LeetCode 1430: Check If a String Is a Valid Sequence from Root to Leaves Path in a Binary Tree

Explanation

To solve this problem, we can perform a depth-first traversal of the binary tree while keeping track of the current index of the string we are checking. At each node, we check if the current index matches the value at the node. If it does, we recursively check the left and right subtrees with the next index.

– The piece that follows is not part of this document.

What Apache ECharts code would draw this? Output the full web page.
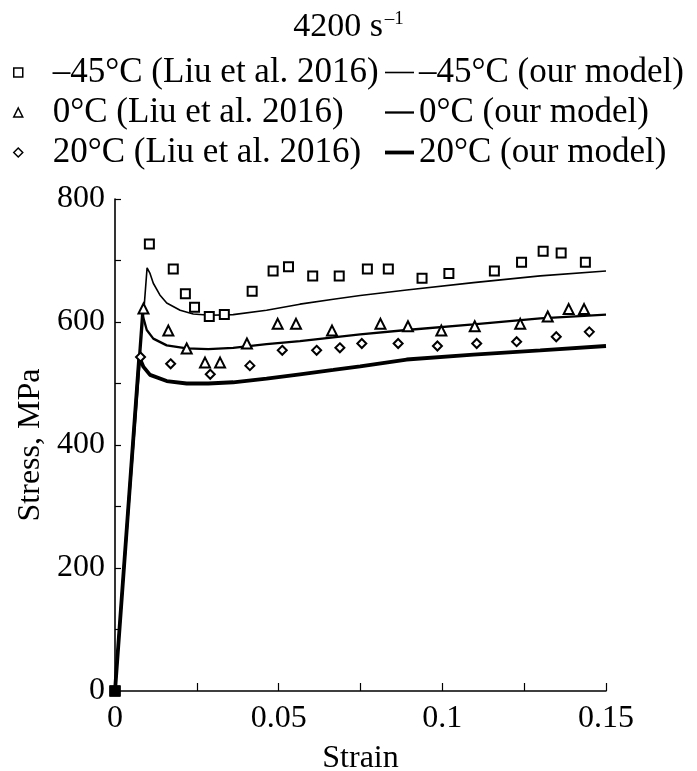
<!DOCTYPE html>
<html>
<head>
<meta charset="utf-8">
<script src="https://cdn.jsdelivr.net/npm/echarts@6/dist/echarts.min.js"></script>
<style>
  html, body { margin: 0; padding: 0; background: #fff; }
  #chart { width: 697px; height: 771px; }
</style>
</head>
<body>
<div id="chart"></div>
<script>
const expM45 = [
  [0, 0], [0.0105, 727], [0.0178, 686], [0.0215, 646], [0.0243, 624], [0.0288, 609],
  [0.0334, 612], [0.0419, 650], [0.0483, 683], [0.053, 690], [0.0604, 675],
  [0.0685, 675], [0.0771, 686], [0.0835, 686], [0.0938, 671], [0.102, 679],
  [0.1159, 683], [0.1242, 697], [0.1308, 715], [0.1363, 712], [0.1437, 697]
];
const exp0 = [
  [0, 0], [0.0087, 622], [0.0163, 586], [0.0219, 557], [0.0275, 534], [0.0321, 534],
  [0.0403, 565], [0.0497, 597], [0.0553, 597], [0.0663, 586], [0.0811, 597],
  [0.0895, 593], [0.0997, 586], [0.1099, 593], [0.1238, 597], [0.1322, 609],
  [0.1386, 621], [0.1433, 621]
];
const exp20 = [
  [0, 0], [0.0078, 543], [0.017, 532], [0.0291, 515], [0.0412, 529], [0.0511, 554],
  [0.0616, 554], [0.0687, 558], [0.0754, 565], [0.0865, 565], [0.0985, 561],
  [0.1105, 565], [0.1227, 568], [0.1348, 576], [0.1449, 584]
];

// model curves
const modelM45 = [
  [0, 0], [0.0098, 688], [0.0107, 679], [0.0117, 663], [0.0137, 644], [0.0158, 631],
  [0.0199, 619], [0.0239, 613], [0.029, 611], [0.0361, 612], [0.0463, 619],
  [0.0565, 629], [0.0667, 637], [0.0749, 643], [0.0891, 652], [0.1095, 664],
  [0.1299, 675], [0.15, 683]
];
const model0 = [
  [0, 0], [0.0083, 614], [0.0097, 587], [0.0117, 573], [0.0158, 562], [0.0219, 557],
  [0.0285, 556], [0.0361, 558], [0.0463, 564], [0.0565, 569], [0.0667, 575],
  [0.0749, 580], [0.0891, 587], [0.1095, 596], [0.1299, 606], [0.15, 612]
];
const model20 = [
  [0, 0], [0.0074, 543], [0.0087, 527], [0.0107, 514], [0.0158, 504], [0.0219, 500],
  [0.0285, 500], [0.0361, 502], [0.0463, 508], [0.0565, 515], [0.0667, 522],
  [0.0749, 528], [0.0891, 539], [0.1095, 547], [0.1299, 554], [0.15, 561]
];

const expNames = ['\u201345\u00b0C (Liu et al. 2016)', '0\u00b0C (Liu et al. 2016)', '20\u00b0C (Liu et al. 2016)'];
const modelNames = ['\u201345\u00b0C (our model)', '0\u00b0C (our model)', '20\u00b0C (our model)'];
const expSymbols = ['rect', 'triangle', 'diamond'];
const modelWidths = [1.6, 2.3, 3.8];

const FONT = '"Liberation Serif", "Times New Roman", serif';
const LEGEND_FONT = 35;
const ROW_TOP = [55, 95, 135];

const chart = echarts.init(document.getElementById('chart'));

// the overlapping markers at the origin look like one filled square
const scatter = (name, data, symbol, size) => ({
  name: name,
  type: 'scatter',
  data: data.map(p => (p[0] === 0 && p[1] === 0
    ? { value: p, symbol: 'rect', symbolSize: 9, itemStyle: { color: '#000' } }
    : p)),
  symbol: symbol,
  symbolSize: size,
  itemStyle: { color: '#fff', borderColor: '#000', borderWidth: 2, opacity: 1 },
  z: 3
});

const line = (name, data, width) => ({
  name: name,
  type: 'line',
  data: data,
  symbol: 'none',
  smooth: false,
  lineStyle: { color: '#000', width: width },
  itemStyle: { color: '#000' },
  z: 2
});

const legendText = { fontFamily: FONT, fontSize: LEGEND_FONT, color: '#000' };

const legends = [
  {
    data: expNames.map((n, i) => ({ name: n, icon: expSymbols[i] })),
    orient: 'vertical',
    left: 13,
    top: ROW_TOP[0],
    padding: 0,
    itemWidth: 9,
    itemHeight: 9,
    itemGap: 5,
    selectedMode: false,
    itemStyle: { borderWidth: 1.5 },
    textStyle: Object.assign({ padding: [0, 0, 0, 25] }, legendText)
  }
];
modelNames.forEach((n, i) => {
  legends.push({
    data: [{ name: n, icon: 'rect' }],
    left: 385,
    top: ROW_TOP[i],
    padding: 0,
    itemWidth: 29,
    itemHeight: modelWidths[i],
    selectedMode: false,
    textStyle: legendText
  });
});

chart.setOption({
  animation: false,
  textStyle: { fontFamily: FONT, color: '#000' },
  title: {
    text: '4200 s{sup|\u20131}',
    left: 'center',
    top: 5,
    textStyle: {
      fontFamily: FONT,
      fontSize: 34,
      fontWeight: 'normal',
      color: '#000',
      rich: {
        sup: { fontFamily: FONT, fontSize: 19, color: '#000', verticalAlign: 'top', padding: [0, 0, 12, 2] }
      }
    }
  },
  legend: legends,
  grid: { left: 115, right: 91, top: 199, bottom: 80, containLabel: false, outerBoundsMode: 'none' },
  xAxis: {
    type: 'value',
    min: 0,
    max: 0.15,
    interval: 0.025,
    name: 'Strain',
    nameLocation: 'middle',
    nameGap: 52,
    nameTextStyle: { fontFamily: FONT, fontSize: 32, color: '#000' },
    axisLine: { lineStyle: { color: '#000', width: 1.6 } },
    axisTick: { inside: true, length: 8, lineStyle: { color: '#000', width: 1.2 } },
    axisLabel: {
      fontFamily: FONT,
      fontSize: 32,
      color: '#000',
      margin: 12,
      formatter: v => (Math.abs(v * 20 - Math.round(v * 20)) < 1e-6 ? String(+v.toFixed(2)) : '')
    },
    splitLine: { show: false }
  },
  yAxis: {
    type: 'value',
    min: 0,
    max: 800,
    interval: 100,
    name: 'Stress, MPa',
    nameLocation: 'middle',
    nameGap: 57,
    nameTextStyle: { fontFamily: FONT, fontSize: 32, color: '#000' },
    axisLine: { show: true, lineStyle: { color: '#000', width: 1.6 } },
    axisTick: { show: true, inside: true, length: 6, lineStyle: { color: '#000', width: 1.2 } },
    axisLabel: {
      fontFamily: FONT,
      fontSize: 32,
      color: '#000',
      margin: 10,
      formatter: v => (v % 200 === 0 ? String(v) : '')
    },
    splitLine: { show: false }
  },
  series: [
    scatter(expNames[0], expM45, 'rect', 9),
    scatter(expNames[1], exp0, 'triangle', 10),
    scatter(expNames[2], exp20, 'diamond', 9),
    line(modelNames[0], modelM45, modelWidths[0]),
    line(modelNames[1], model0, modelWidths[1]),
    line(modelNames[2], model20, modelWidths[2])
  ]
});
</script>
</body>
</html>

If we reach a leaf node and the index matches the length of the string, we return true, indicating that the string is a valid sequence from the root to that leaf.

Algorithm:

1. Perform a depth-first traversal of the binary tree.
2. At each node, check if the current index matches the value at the node.
3. If it does, recursively check the left and right subtrees with the next index.
4. If we reach a leaf node and the index matches the length of the string, return true.

Time Complexity:

The time complexity of this algorithm is O(n), where n is the number of nodes in the binary tree.

Space Complexity:

The space complexity of this algorithm is O(h), where h is the height of the binary tree.

class Solution {
    public boolean isValidSequence(TreeNode root, int[] arr) {
        return isValid(root, arr, 0);
    }
    
    private boolean isValid(TreeNode node, int[] arr, int index) {
        if (node == null || index >= arr.length || node.val != arr[index]) {
            return false;
        }
        
        if (node.left == null && node.right == null && index == arr.length - 1) {
            return true;
        }
        
        return isValid(node.left, arr, index + 1) || isValid(node.right, arr, index + 1);
    }
}